The soundtrack was officially announced on April 6, 2022, with the first track "Storm at Sea / Yggdrasill" being released online on that date. On April 15, 2022, Back Lot Music released the soundtrack online in digital formats. The album was further released in CD, vinyl and cassettes, by Sacred Bones Records and Waxwork Records on July 1, 2022. The vinyl edition consisted of a 140 gram gatefold packing, with each variant coming with an exclusive center label based on Viking shield, and a poster that includes Nordic-inspired statue from the film set.

== Track listing ==

| No. | Title | Length |
|---|---|---|
| 1. | "Approaching Hrafnsey" | 1:40 |
| 2. | "The King" | 1:57 |
| 3. | "Entering the Temple" | 1:54 |
| 4. | "Last Teardrop" | 3:35 |
| 5. | "Blood Tree, Part 1" | 1:33 |
| 6. | "Strike, Brother" | 2:51 |
| 7. | "Escape" | 2:19 |
| 8. | "I Will Avenge You, Father" | 0:44 |
| 9. | "The Land of the Rus" | 1:42 |
| 10. | "A Burning Barn" | 1:24 |
| 11. | "Seeress" | 3:24 |
| 12. | "Raven's Omen" | 2:22 |
| 13. | "Storm at Sea / Yggdrasill" | 1:46 |
| 14. | "Iceland" | 1:22 |
| 15. | "I Will Save You, Mother" | 1:54 |
| 16. | "Slave Work" | 0:56 |
| 17. | "Guðrun" | 0:54 |
| 18. | "Follow the Vixen's Tail" | 1:42 |
| 19. | "He-Witch" | 2:29 |
| 20. | "Draugr" | 1:01 |
| 21. | "Mound Dweller" | 2:55 |
| 22. | "To the Games" | 0:42 |
| 23. | "Birch Woods" | 1:54 |
| 24. | "First of Many" | 1:21 |
| 25. | "Trollish Sorcery" | 2:13 |
| 26. | "Svið Night, Part 1" | 1:32 |
| 27. | "Svið Night, Part 2" | 1:42 |
| 28. | "I Am Your Death" | 0:56 |
| 29. | "Come Morning" | 1:36 |
| 30. | "I Am His Vengeance" | 1:19 |
| 31. | "Óðinn" | 1:01 |
| 32. | "Valkyrie" | 1:09 |
| 33. | "Vestrahorn" | 0:39 |
| 34. | "Hidden Valley" | 1:03 |
| 35. | "Blood Tree, Part 2" | 0:40 |
| 36. | "Bloð Inside / I Choose Both" | 2:09 |
| 37. | "A Maiden King" | 1:09 |
| 38. | "The Wolf Has Grown" | 2:27 |
| 39. | "The Gates of Hel / Slain by Iron" | 2:47 |
| 40. | "Hekla" | 2:12 |
| 41. | "Cut the Thread of Fate" | 1:13 |
| 42. | "Make Your Passage / Valhalla" | 1:36 |
| 43. | "Ættartré / End Credits" | 2:27 |
| Total length: |  | 74:11 |

== Reception ==
Music critic Jonathan Broxton of Movie Music UK wrote "The avant garde textures and historical accuracy of Robin Carolan and Sebastian Gainsborough's score fits in perfectly with Robert Eggers's vision of how to convey that, and it works outstandingly well in context. As a listening experience; yeah, it's harsh. There is melody and there is some thematic content, but it's almost entirely subservient to the unremitting brutality of Amleth's character, and if you struggle with dissonance and abstraction and severe (but historically accurate) folk music, then The Northman might leave you as cold as an Icelandic winter." Merlin Alderslade of Louder Sound wrote "Featuring a score by electronic composers Robin Carolan and Sebastian Gainsborough, The Northman sounds every bit as epic as it looks, utilising traditional Nordic wind and string instruments alongside booming drums and swelling orchestral elements. The result is a soundtrack that swirls between stiflingly intense and hauntingly beautiful, complimenting Jarin Blaschke's visuals to create a world that feels both mythical and palpable."
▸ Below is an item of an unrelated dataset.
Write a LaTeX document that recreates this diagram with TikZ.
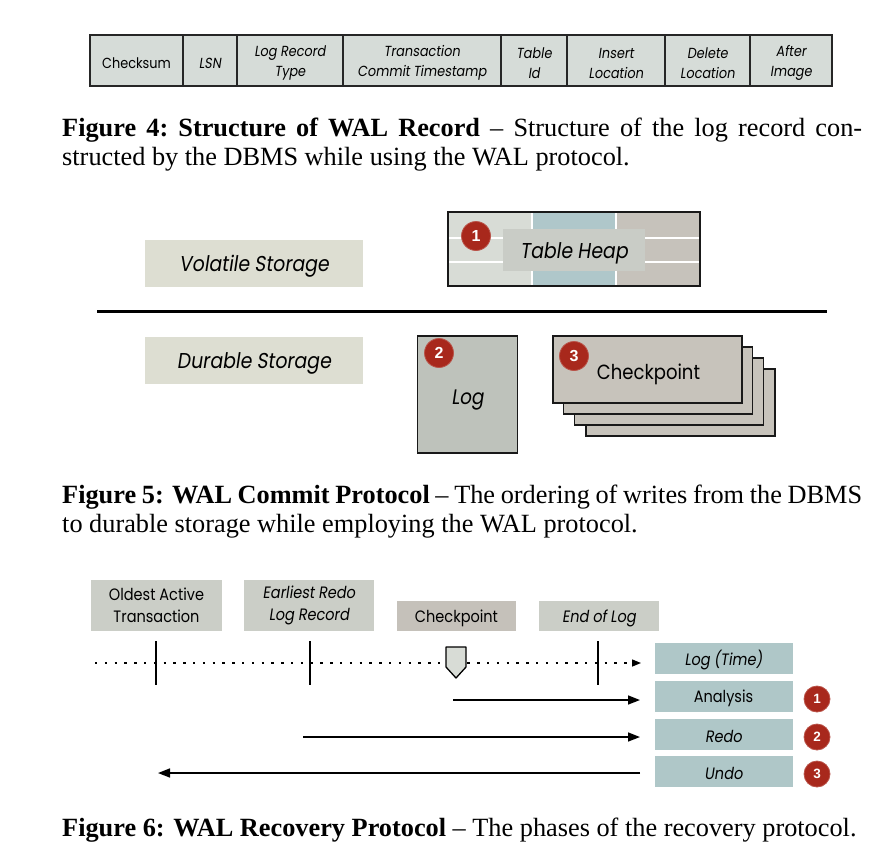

Calling it as "one of the most radical, scary and intimidating soundtracks you can imagine", Andrew Winistorfer of Vinyl Me Please wrote unyielding, immense and the best way to get in touch with your inner Norseman this year." Adam Jones of Buzz Magazine wrote "There is an argument to be made – and I'm making it – that while the score perfectly complements the frenzied action on screen that is The Northman, it may be even better consumed as a stand-alone work in its own right. The startling sound of a war horn bellowing at the beginning of The King or the descent into madness that is Mound Dweller are visceral thrills that, divorced from competing visuals, are only enhanced by one's imagination. A truly remarkable aural journey." Connor Gray of The O'Colly said "The soundtrack, composed by Robin Carolan and Sebastian Gainsborough, is filled with sounds synonymous with Norse culture that succeed in evoking emotions that can make you feel calm or tense one minute and the next make you want to run straight through a brick wall and go to battle."